Mailbag: Analyzing Ravens' Free Agency Strategy

Baltimore Ravens General Manager Eric DeCosta during a press conference at the Under Armour Performance Center in Owings Mills, MD.

Mink: I think the Ravens (reportedly) got the two guys they targeted the whole time. Marcus Williams was clearly the safety they wanted because the other top option, Tyrann Mathieu, is still available as of the time this was published. So I don't think it was a case of the Ravens reacting to other safeties being signed. I feel the same way about Morgan Moses. He was one of the best offensive tackles and was always viewed as a good fit for Baltimore as a consistent, durable blocker. To me, this isn't a case of the Ravens trying to re-sign C.J. Mosley and then having to pivot when he took a big offer elsewhere. Baltimore targeted its guys and (reportedly) got them at prices that worked.

For all the handwringing on Monday about the Ravens not doing much, and cries about Eric DeCosta not being aggressive enough, he certainly made a splash. At $70 million overall, Williams reportedly got one of the biggest contracts of anyone on the free-agent market this year. Every year, DeCosta has made a splash. He signed Earl Thomas in 2019. He got Calais Campbell in 2020. Last offseason, the Ravens aggressively scooped up Kevin Zeitler and offered some big deals to wide receivers before landing on Sammy Watkins.

I wouldn't put DeCosta in the Les Snead mortgage-the-future territory of aggressiveness, but DeCosta is not a passive guy when it comes to free agency.

Mink: By (reportedly) scooping up two unrestricted free agents, the Ravens are showing they aren't just limiting themselves to players that were cut and don't affect the compensatory formula. This is a bit of a deviation from previous years and I think does reflect more willingness to surrender some of those mid-round picks to get the guy they want. I do think it should be noted that the Ravens aren't signing a lot of unrestricted free agents in quantity, but are going for more quality. Baltimore will probably lose more unrestricted free agents than it signs, so I don't think the Ravens will be left without any compensatory picks next year. It's something they'll always factor into the equation because DeCosta will never stop loving extra picks, but maybe comp picks don't carry quite as much weight as they used to in Baltimore.

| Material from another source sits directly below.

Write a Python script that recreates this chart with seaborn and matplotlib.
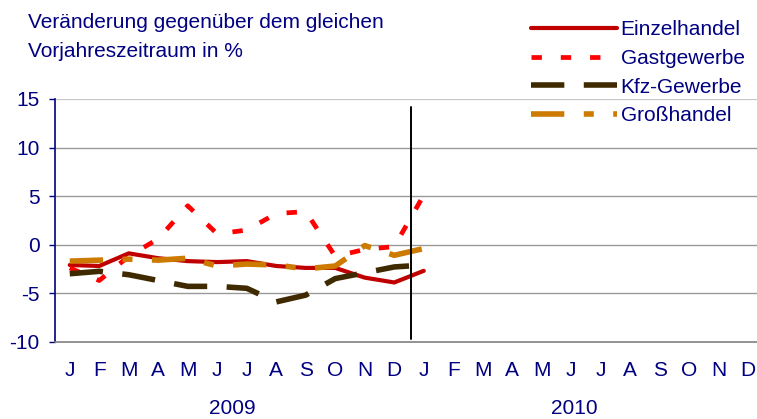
import numpy as np
import pandas as pd
import seaborn as sns
import matplotlib.pyplot as plt
from matplotlib.lines import Line2D
from matplotlib.transforms import blended_transform_factory

# values, Jan 2009 .. Jan 2010
months = ["J", "F", "M", "A", "M", "J", "J", "A", "S", "O", "N", "D"] * 2
years = ["2009", "2010"]
einzelhandel = [-2.1, -2.2, -0.9, -1.4, -1.7, -1.8, -1.7, -2.2, -2.4, -2.4, -3.4, -3.9, -2.7]
gastgewerbe = [-2.4, -3.7, -1.2, 0.6, 4.0, 1.1, 1.5, 3.2, 3.4, -1.2, -0.5, -0.2, 5.1]
kfz_gewerbe = [-3.0, -2.75, -3.1, -3.7, -4.3, -4.3, -4.5, -5.9, -5.2, -3.5, -2.9, -2.3, -2.1]
grosshandel = [-1.7, -1.6, -1.5, -1.6, -1.4, -2.2, -2.0, -2.1, -2.5, -2.2, -0.1, -1.1, -0.4]

navy = "#000080"
fs = 15
series = [
    ("Einzelhandel", einzelhandel, "#C00000", 3.0, "-"),
    ("Gastgewerbe", gastgewerbe, "#FF0000", 3.4, (0, (2.2, 4.0))),
    ("Kfz-Gewerbe", kfz_gewerbe, "#3F2A00", 4.0, (0, (6.0, 3.5))),
    ("Großhandel", grosshandel, "#CC7A00", 4.0, (0, (6.0, 3.5, 1.8, 3.5))),
]

sns.set_style("white")
plt.rcParams["font.family"] = ["Liberation Sans", "DejaVu Sans"]

fig = plt.figure(figsize=(7.57, 4.19), dpi=100)
ax = fig.add_axes([55 / 757, 1 - 341.7 / 419, 708 / 757, (341.7 - 99) / 419])

x = np.arange(len(einzelhandel))
handles = []
for name, vals, color, lw, ls in series:
    df = pd.DataFrame({"x": x, "y": vals})
    sns.lineplot(data=df, x="x", y="y", ax=ax, color=color, linewidth=lw,
                 linestyle=ls, solid_capstyle="round", dash_capstyle="butt",
                 solid_joinstyle="miter", legend=False, zorder=3)
    handles.append(Line2D([], [], color=color, linewidth=lw, linestyle=ls,
                          solid_capstyle="round", dash_capstyle="butt", label=name))

ax.set_xlim(-0.5, 23.5)
ax.set_ylim(-10, 15)

for yv in [-5, 0, 5, 10]:
    ax.axhline(yv, color="#999999", linewidth=1.0, zorder=1)
ax.axhline(15, color="#c8c8c8", linewidth=1.6, zorder=1)
ax.plot([11.58, 11.58], [-9.7, 14.2], color="black", linewidth=1.4, zorder=4)

ax.set_yticks([-10, -5, 0, 5, 10, 15])
ax.set_yticklabels(["-10", "-5", "0", "5", "10", "15"])
ax.set_xticks(np.arange(-0.5, 24, 1))
ax.set_xticklabels([])
ax.set_xticks(np.arange(24), minor=True)
ax.set_xticklabels(months, minor=True)
ax.tick_params(axis="x", which="major", direction="out", length=4, width=1, color="#808080")
ax.tick_params(axis="x", which="minor", length=0, pad=14, labelsize=fs, labelcolor=navy)
ax.tick_params(axis="y", direction="out", length=4, width=1, color=navy, pad=7,
               labelsize=fs, labelcolor=navy, left=True)
ax.set_xlabel("")
ax.set_ylabel("")

for side in ["top", "right"]:
    ax.spines[side].set_visible(False)
ax.spines["left"].set_color(navy)
ax.spines["left"].set_linewidth(1.2)
ax.spines["bottom"].set_color("#808080")
ax.spines["bottom"].set_linewidth(1.2)

trans = blended_transform_factory(ax.transData, fig.transFigure)
ax.text(5.5, 1 - 408 / 419, years[0], transform=trans, ha="center", va="center",
        fontsize=fs, color=navy)
ax.text(17.1, 1 - 408 / 419, years[1], transform=trans, ha="center", va="center",
        fontsize=fs, color=navy)

fig.text(28 / 757, 1 - 28 / 419, "Veränderung gegenüber dem gleichen", fontsize=fs,
         color=navy, ha="left", va="baseline")
fig.text(28 / 757, 1 - 57 / 419, "Vorjahreszeitraum in %", fontsize=fs,
         color=navy, ha="left", va="baseline")

fig.legend(handles=handles, loc="upper left", bbox_to_anchor=(529 / 757, 1 - 18 / 419),
           frameon=False, fontsize=fs, labelcolor=navy, handlelength=4.1,
           handletextpad=0.2, labelspacing=0.47, borderaxespad=0, borderpad=0.1)

fig.savefig("out.png", dpi=100)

Downing: It's no surprise that we're getting lots of questions about a potential reunion with Za'Darius Smith. He was a quality player during his four years in Baltimore before going to Green Bay on a big-time contract and blossoming into one of the league's best defenders. The two big questions with Smith are his health and the price tag. The Packers released him this offseason after he was limited to one game in 2021 because of a back issue (he returned for the playoffs), and that cleared some much-needed cap space in Green Bay. If Smith is healthy, he would be a terrific addition to this defense. He had 26 sacks between 2019-2020, and the Ravens could use that help in the pass-rush department. Putting him opposite Odafe Oweh would give the Ravens a pair of dynamic athletes coming off the edge, and Smith would also give the Ravens another veteran presence on the defense. 

This leads to the next question, which is the cost of a potential deal. Smith's deal in Green Bay was reportedly $66 million over four years, and it would be tough for the Ravens to afford a deal in that range given their current salary cap restrictions. The reality is that given Smith's recent injury history, he would likely get a much smaller contract compared to the deal he signed in 2019. He may also be in the market for a short-term contract to show he's healthy before potentially signing another long-term deal. Pass rushers come at a premium price tag, but if the Ravens could get Smith signed to an affordable contract, it's a move that could make a lot of sense for both sides.